_WHAT YOU NEED TO DO_:
Copy exactly, please, the lines of the data from its start through the line containing "W, H = 749, 364".

_COLLECTED DATA_:
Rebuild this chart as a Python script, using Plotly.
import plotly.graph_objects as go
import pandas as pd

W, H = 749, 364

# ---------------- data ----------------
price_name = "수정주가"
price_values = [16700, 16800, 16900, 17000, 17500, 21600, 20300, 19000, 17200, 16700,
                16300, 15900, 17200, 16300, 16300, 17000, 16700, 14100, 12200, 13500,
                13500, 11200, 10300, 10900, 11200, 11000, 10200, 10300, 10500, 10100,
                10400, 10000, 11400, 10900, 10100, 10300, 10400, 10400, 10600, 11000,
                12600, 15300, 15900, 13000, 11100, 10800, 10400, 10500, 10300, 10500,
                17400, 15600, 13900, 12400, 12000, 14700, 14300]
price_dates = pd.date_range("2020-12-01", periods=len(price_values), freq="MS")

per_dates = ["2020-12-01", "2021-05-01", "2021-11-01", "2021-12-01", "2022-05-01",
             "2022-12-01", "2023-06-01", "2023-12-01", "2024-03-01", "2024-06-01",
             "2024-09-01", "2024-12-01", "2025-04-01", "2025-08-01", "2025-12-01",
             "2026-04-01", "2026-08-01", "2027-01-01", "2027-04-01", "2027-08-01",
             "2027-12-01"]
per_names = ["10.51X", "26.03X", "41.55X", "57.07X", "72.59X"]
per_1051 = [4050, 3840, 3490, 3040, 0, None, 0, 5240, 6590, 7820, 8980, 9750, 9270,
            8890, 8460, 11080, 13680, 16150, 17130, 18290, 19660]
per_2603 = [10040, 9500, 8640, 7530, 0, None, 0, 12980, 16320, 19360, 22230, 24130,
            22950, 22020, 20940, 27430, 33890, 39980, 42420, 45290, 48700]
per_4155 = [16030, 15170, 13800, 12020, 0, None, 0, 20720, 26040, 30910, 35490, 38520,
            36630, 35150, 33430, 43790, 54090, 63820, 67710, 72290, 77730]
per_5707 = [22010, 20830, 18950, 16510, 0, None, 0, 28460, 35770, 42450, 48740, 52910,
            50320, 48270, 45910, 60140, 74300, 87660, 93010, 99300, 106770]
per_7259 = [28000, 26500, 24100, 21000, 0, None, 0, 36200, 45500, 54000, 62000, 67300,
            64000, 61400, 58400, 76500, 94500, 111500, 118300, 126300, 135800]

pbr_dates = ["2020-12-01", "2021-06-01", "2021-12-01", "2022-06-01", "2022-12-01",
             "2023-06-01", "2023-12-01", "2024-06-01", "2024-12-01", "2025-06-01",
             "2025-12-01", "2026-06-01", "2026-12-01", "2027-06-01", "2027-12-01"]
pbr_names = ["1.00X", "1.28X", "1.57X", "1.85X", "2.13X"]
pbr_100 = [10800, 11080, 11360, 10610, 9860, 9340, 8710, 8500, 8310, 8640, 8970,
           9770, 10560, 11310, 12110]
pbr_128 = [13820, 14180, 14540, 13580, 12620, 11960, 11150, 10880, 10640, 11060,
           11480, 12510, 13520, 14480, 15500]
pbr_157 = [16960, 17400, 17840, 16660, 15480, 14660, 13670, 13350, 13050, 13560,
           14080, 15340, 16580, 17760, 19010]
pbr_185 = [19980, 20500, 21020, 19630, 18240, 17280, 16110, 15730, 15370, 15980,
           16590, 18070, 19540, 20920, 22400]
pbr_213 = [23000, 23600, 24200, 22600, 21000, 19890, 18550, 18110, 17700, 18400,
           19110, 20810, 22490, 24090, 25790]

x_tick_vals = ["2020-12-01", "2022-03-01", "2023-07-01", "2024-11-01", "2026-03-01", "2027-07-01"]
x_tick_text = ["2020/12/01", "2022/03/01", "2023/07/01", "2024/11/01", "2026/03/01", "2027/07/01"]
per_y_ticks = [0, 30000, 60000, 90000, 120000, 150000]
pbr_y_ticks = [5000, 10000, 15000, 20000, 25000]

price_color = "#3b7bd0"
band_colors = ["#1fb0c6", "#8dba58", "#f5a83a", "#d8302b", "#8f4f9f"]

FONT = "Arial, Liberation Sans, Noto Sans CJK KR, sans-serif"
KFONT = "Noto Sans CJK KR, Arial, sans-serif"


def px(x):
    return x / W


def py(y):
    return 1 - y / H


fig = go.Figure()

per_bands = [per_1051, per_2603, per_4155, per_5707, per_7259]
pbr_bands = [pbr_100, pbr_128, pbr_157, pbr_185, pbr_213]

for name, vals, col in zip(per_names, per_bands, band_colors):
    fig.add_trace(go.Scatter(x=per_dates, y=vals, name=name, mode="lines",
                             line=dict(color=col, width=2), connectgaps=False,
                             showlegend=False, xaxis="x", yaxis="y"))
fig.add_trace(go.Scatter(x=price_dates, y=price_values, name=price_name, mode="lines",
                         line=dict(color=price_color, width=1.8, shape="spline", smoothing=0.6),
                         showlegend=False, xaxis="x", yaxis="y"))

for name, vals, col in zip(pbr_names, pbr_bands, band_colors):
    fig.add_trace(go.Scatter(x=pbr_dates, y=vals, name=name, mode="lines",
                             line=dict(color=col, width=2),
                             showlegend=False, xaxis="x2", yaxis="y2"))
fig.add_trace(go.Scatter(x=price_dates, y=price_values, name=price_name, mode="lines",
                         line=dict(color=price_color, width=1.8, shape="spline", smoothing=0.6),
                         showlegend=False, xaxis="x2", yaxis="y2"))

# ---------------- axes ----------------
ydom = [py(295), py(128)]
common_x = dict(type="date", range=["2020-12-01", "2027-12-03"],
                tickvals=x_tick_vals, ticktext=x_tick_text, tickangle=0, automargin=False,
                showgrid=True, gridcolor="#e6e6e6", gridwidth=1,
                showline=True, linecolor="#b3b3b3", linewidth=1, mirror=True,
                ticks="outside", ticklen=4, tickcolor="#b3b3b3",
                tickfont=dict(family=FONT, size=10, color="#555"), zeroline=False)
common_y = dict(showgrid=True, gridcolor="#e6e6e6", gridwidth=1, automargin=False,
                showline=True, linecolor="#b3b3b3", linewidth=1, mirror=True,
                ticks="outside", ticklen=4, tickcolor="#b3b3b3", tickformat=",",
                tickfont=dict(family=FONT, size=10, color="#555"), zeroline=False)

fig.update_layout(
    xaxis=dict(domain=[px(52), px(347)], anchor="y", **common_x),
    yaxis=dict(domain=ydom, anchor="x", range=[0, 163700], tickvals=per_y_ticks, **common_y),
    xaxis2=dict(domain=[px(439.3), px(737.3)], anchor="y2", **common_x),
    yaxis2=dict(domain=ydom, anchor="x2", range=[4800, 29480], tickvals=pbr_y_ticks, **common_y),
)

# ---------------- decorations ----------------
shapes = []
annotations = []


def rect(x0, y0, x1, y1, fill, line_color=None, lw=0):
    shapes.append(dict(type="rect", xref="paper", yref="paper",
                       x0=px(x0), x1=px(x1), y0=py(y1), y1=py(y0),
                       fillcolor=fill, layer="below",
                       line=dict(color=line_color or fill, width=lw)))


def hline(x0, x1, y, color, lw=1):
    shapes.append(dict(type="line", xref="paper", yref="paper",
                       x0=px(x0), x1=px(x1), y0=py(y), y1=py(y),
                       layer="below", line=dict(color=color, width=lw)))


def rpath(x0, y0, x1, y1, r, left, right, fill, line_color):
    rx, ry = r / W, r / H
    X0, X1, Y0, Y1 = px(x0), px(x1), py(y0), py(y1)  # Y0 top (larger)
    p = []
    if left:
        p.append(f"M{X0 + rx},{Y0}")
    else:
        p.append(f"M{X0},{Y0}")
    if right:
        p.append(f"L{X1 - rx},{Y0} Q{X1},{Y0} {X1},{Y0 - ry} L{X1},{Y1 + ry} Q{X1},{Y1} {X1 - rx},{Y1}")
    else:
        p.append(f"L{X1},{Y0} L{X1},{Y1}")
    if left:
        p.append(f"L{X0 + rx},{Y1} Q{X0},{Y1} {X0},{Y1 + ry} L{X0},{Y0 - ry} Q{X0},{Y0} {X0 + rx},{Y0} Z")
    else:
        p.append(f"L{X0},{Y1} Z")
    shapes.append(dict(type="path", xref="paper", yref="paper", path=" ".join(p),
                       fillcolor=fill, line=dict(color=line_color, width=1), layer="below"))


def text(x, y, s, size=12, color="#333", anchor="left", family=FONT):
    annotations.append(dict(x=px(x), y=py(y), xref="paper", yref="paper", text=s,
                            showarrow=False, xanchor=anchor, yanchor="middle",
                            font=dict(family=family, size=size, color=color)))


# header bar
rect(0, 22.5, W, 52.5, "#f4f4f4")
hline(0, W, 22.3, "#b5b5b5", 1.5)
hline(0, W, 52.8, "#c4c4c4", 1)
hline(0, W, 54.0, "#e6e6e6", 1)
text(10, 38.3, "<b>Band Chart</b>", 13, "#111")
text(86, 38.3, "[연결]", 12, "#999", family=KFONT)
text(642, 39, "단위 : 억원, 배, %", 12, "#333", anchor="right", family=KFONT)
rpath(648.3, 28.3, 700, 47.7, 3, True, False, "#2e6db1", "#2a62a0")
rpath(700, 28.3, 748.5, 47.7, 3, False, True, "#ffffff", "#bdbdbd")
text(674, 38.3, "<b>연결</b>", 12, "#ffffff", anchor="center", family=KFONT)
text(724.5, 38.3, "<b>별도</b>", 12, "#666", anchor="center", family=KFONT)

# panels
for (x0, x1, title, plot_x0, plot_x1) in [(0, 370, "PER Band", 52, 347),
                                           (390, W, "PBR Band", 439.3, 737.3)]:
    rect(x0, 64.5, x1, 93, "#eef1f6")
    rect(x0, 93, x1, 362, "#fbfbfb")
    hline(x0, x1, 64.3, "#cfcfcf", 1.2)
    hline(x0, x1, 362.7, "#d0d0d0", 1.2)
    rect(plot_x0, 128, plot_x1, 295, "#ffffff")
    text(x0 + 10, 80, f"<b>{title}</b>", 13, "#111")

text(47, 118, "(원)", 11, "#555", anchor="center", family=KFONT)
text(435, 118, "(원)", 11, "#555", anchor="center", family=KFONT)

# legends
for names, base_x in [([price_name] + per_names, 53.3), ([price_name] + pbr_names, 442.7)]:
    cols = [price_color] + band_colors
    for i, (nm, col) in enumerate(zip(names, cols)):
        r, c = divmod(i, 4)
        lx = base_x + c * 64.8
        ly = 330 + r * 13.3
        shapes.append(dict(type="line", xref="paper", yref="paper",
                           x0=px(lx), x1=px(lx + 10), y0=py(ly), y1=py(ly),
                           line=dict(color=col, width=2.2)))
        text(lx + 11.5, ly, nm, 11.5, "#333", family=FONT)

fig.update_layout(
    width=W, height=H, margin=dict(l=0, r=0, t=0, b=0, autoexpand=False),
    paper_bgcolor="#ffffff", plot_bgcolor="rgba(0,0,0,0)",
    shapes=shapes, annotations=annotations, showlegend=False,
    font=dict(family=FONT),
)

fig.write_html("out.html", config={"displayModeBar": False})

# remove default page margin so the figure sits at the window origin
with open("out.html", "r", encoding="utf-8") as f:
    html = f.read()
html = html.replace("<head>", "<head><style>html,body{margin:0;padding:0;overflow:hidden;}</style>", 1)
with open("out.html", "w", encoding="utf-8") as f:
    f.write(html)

_FINISHED TASK_:
Rebuild this chart as a Python script, using Plotly.
import plotly.graph_objects as go
import pandas as pd

W, H = 749, 364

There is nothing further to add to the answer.